Festival Un temps pour Elles, Chateau de la Roche-Guillon
On confesse bien volontiers ici être peu familier du répertoire d’Agathe Backer-Grøndahl et encore moins des poèmes en norvégien ancien qu’elle a mis en musique dans ses mélodies – malgré la pédagogie et les traductions de Karen Vourc’h au gré du récital. L’œuvre de la compositrice se révèle néanmoins incroyablement expressive et évocatrice. On y entend des échos de Grieg assurément ou du romantisme allemand sans doute, mais aussi des préfigurations de certaines pages de Sibelius. En se laissant porter par la musique, on entend surtout la puissance de la nature norvégienne (la compositrice est manifestement très inspirée par les oiseaux – les faucon et les aigles, les corbeaux ou les albatros), la mer est omniprésente aussi avec son corolaire, l’absence des marins et la solitude de celles qui restent sur terre, et puis les saisons, la gaieté des jeunes gens et des fêtes de la Nuit de la Saint-Jean où le soleil ne se couche pas ou l’arrivée de l’automne et sa mélancolie, et puis encore les esprits de la nature si présents en Norvège – les elfes espiègles, les sabbats de sorcières dans les cimetières au clair de lune ou le diable au gouvernail de navires perdus dans la tempête...
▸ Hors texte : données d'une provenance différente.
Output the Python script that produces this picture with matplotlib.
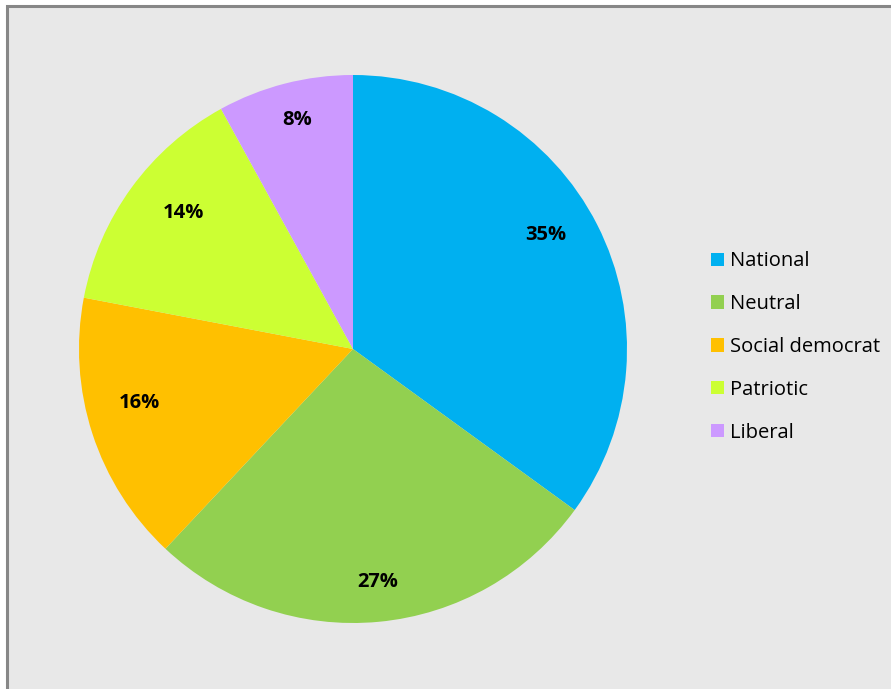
import numpy as np
import matplotlib.pyplot as plt
from matplotlib.patches import Rectangle

labels = ["National", "Neutral", "Social democrat", "Patriotic", "Liberal"]
shares = [35, 27, 16, 14, 8]
colors = ["#00B0F0", "#92D050", "#FFC000", "#CCFF33", "#CC99FF"]
# label distance from centre for each percentage, as fraction of radius
label_r = [0.83, 0.85, 0.80, 0.80, 0.88]
label_shift = [(-0.035, 0.04), (0.01, -0.005), (-0.02, 0.05), (0.03, 0.025), (0.015, -0.015)]

plt.rcParams['font.family'] = ['Open Sans', 'DejaVu Sans']

fig = plt.figure(figsize=(8.91, 6.89), dpi=100)
fig.patch.set_facecolor("white")

# grey chart area with a border on the top/left
fig.patches.append(Rectangle((7 / 891, -0.01), 1.0, (689 - 6) / 689 + 0.01,
                             transform=fig.transFigure, facecolor="#E8E8E8",
                             edgecolor="#878787", linewidth=2.2, zorder=-5))

cx, cy, r = 353, 349, 274
ax = fig.add_axes([(cx - r) / 891, (689 - cy - r) / 689, 2 * r / 891, 2 * r / 689])
ax.set_facecolor("none")

wedges, _, autotexts = ax.pie(shares, colors=colors, startangle=90, counterclock=False,
                              autopct=lambda p: f"{p:.0f}%", pctdistance=0.82,
                              wedgeprops=dict(linewidth=0),
                              textprops=dict(fontsize=14.5, fontweight="bold", color="black"))

theta = 90.0
for i, (t, s) in enumerate(zip(autotexts, shares)):
    mid = np.deg2rad(theta - s * 3.6 / 2)
    theta -= s * 3.6
    dx, dy = label_shift[i]
    t.set_position((label_r[i] * np.cos(mid) + dx, label_r[i] * np.sin(mid) + dy))

ax.set_xlim(-1, 1)
ax.set_ylim(-1, 1)
ax.set_aspect("equal")
ax.axis("off")

fig.legend(wedges, labels, loc="center left", bbox_to_anchor=(711 / 891, 1 - 347 / 689),
           frameon=False, fontsize=14.5, handlelength=0.65, handleheight=0.65,
           handletextpad=0.3, labelspacing=1.13, borderaxespad=0, borderpad=0)

fig.savefig("out.png", dpi=100)
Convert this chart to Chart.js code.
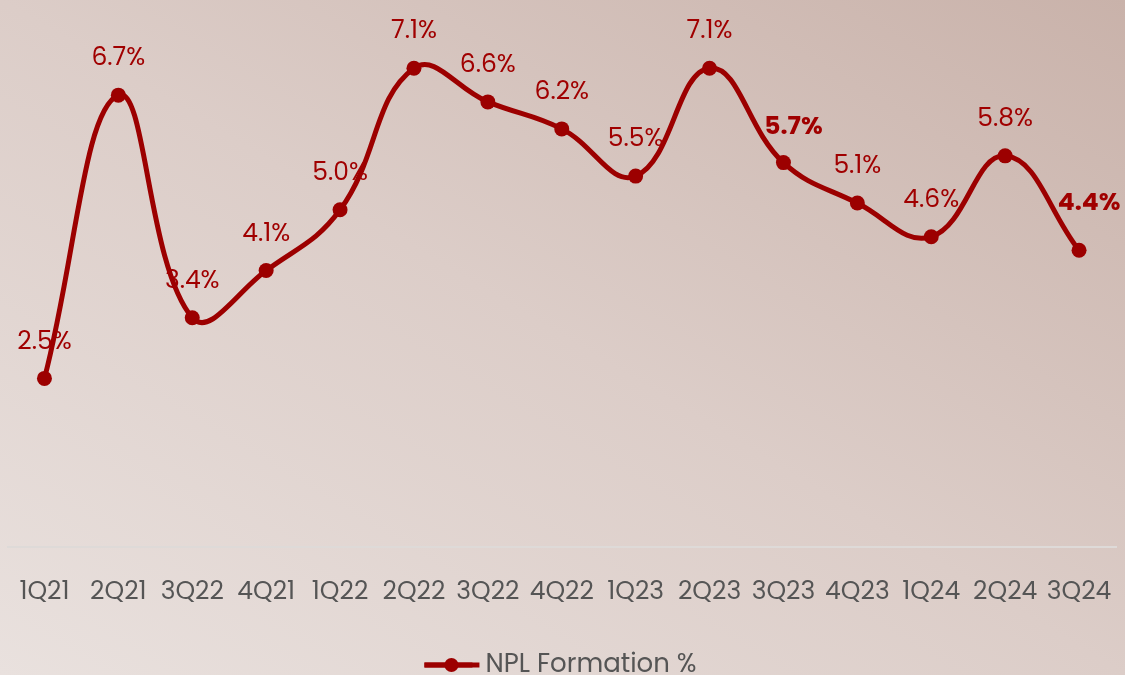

À défaut de comprendre le sens du texte, les notes chantées par Karen Vourc’h semblent ici avoir été écrites en norvégien – et pour son soprano ample, teinté d’un mezzo au medium riche. En début de concert, la cantatrice arrive sur scène en traversant la salle, entonnant une ballade en finnois d’une infinie mélancolie. Et puis la voix tantôt darde comme les rayons du soleil qui écrasent les fjords au cœur de l’été, tantôt bondit et rebondit dans le tumulte de la tempête hivernale – au point que l’intimité de la galerie du Château de la Roche-Guillon parait parfois un brin étriquée pour embrasser ainsi tous les éléments à la fois.
Même richesse à ses côtés, de la part d’Anne Le Bozec. Dans les Fantasistykker, ces pièces de genre, le touché se fait doux et délicat quand le piano retranscrit la vie quotidienne et les émotions des contemporains d’Agathe Backer-Grøndahl ; avant de gronder et tonner quand elle illustre musicalement les batailles de grandes sagas épiques ! Sur le clavier, Anne Le Bozec fait danser son Etude de Concert op. 11 (composée en 1881), déployant un lyrisme raffiné à la fois évocateur et virtuose, et d’une étonnante modernité – on pense parfois même aux musiques de films de Joe Hisaishi.
Au terme du récital, le public réserve un accueil très enthousiaste aux deux artistes – qui ne se font pas prier pour un premier rappel (une mélodie norvégienne évoquant les nuits claires en bord de mer argentée), avant de reprendre la ballade finnoise qui avait ouvert le concert.